■ YOUR INSTRUCTIONS ■
Write out, word for word, every line from the first one through the line that holds "split of passenger", and nothing else; skip the pictures.

· · · · · · ·

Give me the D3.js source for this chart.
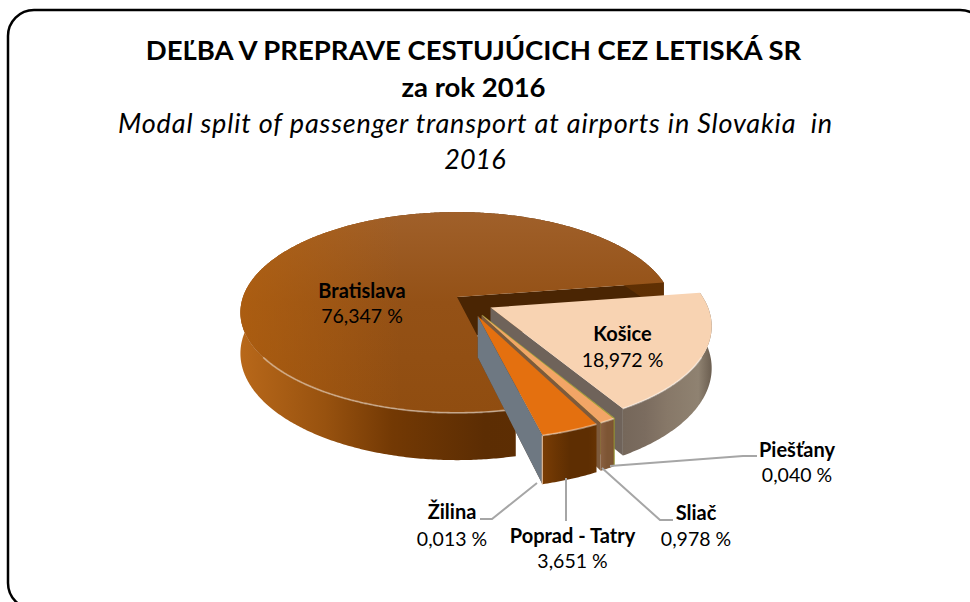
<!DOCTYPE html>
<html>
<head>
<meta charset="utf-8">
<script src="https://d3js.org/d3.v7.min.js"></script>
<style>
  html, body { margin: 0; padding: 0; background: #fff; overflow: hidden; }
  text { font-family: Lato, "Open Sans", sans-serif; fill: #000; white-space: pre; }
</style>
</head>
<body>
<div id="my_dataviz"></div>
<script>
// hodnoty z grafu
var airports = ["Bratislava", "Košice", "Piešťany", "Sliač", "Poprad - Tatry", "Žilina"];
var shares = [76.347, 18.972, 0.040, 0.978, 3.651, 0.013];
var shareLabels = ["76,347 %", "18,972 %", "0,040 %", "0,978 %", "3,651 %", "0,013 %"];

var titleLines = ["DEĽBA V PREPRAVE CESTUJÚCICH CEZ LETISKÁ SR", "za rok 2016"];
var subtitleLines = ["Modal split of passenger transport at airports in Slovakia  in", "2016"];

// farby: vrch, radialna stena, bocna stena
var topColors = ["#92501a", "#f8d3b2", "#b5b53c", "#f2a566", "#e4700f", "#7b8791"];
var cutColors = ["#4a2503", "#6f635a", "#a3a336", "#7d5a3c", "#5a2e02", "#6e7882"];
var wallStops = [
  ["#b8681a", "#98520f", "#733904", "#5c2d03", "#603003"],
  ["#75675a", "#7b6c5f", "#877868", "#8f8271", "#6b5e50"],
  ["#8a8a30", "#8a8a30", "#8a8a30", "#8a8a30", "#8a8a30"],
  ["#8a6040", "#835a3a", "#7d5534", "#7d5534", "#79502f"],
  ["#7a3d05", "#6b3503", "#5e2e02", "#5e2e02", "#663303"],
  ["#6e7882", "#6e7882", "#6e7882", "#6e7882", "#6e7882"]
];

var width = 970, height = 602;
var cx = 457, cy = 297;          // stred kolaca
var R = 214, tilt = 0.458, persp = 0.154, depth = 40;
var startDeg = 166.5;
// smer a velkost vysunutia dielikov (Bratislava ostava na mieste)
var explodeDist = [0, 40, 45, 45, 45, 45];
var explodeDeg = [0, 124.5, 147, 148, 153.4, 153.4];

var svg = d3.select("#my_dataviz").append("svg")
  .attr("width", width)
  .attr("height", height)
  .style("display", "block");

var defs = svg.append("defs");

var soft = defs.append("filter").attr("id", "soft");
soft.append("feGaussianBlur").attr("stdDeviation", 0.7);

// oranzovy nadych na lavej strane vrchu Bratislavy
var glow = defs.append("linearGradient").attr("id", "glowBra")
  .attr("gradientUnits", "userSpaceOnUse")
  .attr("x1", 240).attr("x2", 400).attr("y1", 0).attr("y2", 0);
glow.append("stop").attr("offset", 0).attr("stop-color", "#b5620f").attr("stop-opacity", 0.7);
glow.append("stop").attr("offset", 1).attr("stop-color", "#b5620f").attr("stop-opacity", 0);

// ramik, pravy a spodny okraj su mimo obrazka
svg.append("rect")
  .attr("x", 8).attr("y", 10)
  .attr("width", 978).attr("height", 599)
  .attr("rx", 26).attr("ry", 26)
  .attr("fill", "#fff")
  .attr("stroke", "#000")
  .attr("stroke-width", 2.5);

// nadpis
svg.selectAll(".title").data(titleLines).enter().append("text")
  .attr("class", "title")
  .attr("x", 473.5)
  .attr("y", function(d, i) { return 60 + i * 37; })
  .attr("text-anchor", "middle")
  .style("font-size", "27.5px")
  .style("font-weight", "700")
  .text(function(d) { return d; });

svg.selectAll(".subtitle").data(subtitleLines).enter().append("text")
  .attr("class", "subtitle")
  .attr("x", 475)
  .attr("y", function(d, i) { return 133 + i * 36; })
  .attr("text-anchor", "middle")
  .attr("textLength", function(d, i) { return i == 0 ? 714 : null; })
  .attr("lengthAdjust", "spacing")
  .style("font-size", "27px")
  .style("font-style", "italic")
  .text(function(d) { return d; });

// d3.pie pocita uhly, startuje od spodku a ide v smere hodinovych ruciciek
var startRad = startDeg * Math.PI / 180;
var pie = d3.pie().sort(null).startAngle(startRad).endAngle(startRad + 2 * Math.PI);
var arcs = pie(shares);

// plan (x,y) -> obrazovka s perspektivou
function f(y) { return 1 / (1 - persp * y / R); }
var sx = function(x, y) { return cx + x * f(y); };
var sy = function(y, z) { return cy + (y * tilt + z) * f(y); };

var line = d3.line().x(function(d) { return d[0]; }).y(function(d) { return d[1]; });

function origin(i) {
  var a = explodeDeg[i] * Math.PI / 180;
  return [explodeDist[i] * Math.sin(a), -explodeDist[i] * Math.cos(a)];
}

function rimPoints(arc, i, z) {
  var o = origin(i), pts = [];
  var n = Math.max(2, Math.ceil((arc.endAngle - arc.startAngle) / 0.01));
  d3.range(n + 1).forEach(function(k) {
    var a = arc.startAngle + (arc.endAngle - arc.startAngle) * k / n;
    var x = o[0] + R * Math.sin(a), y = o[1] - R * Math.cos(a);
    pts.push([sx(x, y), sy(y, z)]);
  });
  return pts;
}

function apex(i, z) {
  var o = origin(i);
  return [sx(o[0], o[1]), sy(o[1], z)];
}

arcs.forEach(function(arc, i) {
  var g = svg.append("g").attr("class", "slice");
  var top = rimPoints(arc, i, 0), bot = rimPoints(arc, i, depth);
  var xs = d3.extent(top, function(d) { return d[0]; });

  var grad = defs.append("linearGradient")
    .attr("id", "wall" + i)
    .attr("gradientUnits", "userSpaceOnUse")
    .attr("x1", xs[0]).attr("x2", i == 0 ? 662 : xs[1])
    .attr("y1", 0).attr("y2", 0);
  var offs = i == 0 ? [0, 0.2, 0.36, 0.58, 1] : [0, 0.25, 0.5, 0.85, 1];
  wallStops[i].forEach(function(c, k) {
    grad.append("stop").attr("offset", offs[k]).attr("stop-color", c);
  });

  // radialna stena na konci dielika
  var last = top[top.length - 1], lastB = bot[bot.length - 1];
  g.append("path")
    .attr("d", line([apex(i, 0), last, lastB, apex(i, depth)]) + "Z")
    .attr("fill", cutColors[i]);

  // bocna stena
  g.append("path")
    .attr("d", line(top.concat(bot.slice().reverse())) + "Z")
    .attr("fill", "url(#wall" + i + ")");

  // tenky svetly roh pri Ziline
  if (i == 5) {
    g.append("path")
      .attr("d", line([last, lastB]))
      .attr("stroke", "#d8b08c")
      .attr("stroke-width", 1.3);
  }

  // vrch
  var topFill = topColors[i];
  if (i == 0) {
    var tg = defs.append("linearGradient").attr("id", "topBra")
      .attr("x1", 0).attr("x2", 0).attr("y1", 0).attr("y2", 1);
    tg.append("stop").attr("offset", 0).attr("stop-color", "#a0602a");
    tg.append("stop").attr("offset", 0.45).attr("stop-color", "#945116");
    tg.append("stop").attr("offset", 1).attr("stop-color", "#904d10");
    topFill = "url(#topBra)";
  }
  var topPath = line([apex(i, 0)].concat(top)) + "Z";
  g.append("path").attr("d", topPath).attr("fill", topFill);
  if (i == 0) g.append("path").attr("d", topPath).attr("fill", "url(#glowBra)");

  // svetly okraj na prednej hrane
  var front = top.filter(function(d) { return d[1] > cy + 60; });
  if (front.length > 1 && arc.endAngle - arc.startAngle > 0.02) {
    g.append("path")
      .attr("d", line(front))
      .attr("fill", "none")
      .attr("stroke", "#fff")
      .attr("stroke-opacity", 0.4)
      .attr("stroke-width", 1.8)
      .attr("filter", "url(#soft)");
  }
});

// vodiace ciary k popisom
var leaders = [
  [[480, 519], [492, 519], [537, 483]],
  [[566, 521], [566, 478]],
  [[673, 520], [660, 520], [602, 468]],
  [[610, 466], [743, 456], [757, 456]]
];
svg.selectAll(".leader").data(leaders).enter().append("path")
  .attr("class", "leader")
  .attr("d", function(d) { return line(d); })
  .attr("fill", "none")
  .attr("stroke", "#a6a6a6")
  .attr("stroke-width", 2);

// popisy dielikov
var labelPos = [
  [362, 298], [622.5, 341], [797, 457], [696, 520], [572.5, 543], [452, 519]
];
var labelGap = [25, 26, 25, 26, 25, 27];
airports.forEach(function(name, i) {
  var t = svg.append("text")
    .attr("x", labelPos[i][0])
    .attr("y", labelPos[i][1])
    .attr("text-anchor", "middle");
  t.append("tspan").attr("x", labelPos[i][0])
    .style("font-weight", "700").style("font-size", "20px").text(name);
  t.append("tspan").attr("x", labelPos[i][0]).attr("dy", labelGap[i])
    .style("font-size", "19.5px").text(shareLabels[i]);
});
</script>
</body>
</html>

· · · · · · ·

■ RESULT OF THIS EXERCISE ■
Give me the D3.js source for this chart.
<!DOCTYPE html>
<html>
<head>
<meta charset="utf-8">
<script src="https://d3js.org/d3.v7.min.js"></script>
<style>
  html, body { margin: 0; padding: 0; background: #fff; overflow: hidden; }
  text { font-family: Lato, "Open Sans", sans-serif; fill: #000; white-space: pre; }
</style>
</head>
<body>
<div id="my_dataviz"></div>
<script>
// hodnoty z grafu
var airports = ["Bratislava", "Košice", "Piešťany", "Sliač", "Poprad - Tatry", "Žilina"];
var shares = [76.347, 18.972, 0.040, 0.978, 3.651, 0.013];
var shareLabels = ["76,347 %", "18,972 %", "0,040 %", "0,978 %", "3,651 %", "0,013 %"];

var titleLines = ["DEĽBA V PREPRAVE CESTUJÚCICH CEZ LETISKÁ SR", "za rok 2016"];
var subtitleLines = ["Modal split of passenger transport at airports in Slovakia  in", "2016"];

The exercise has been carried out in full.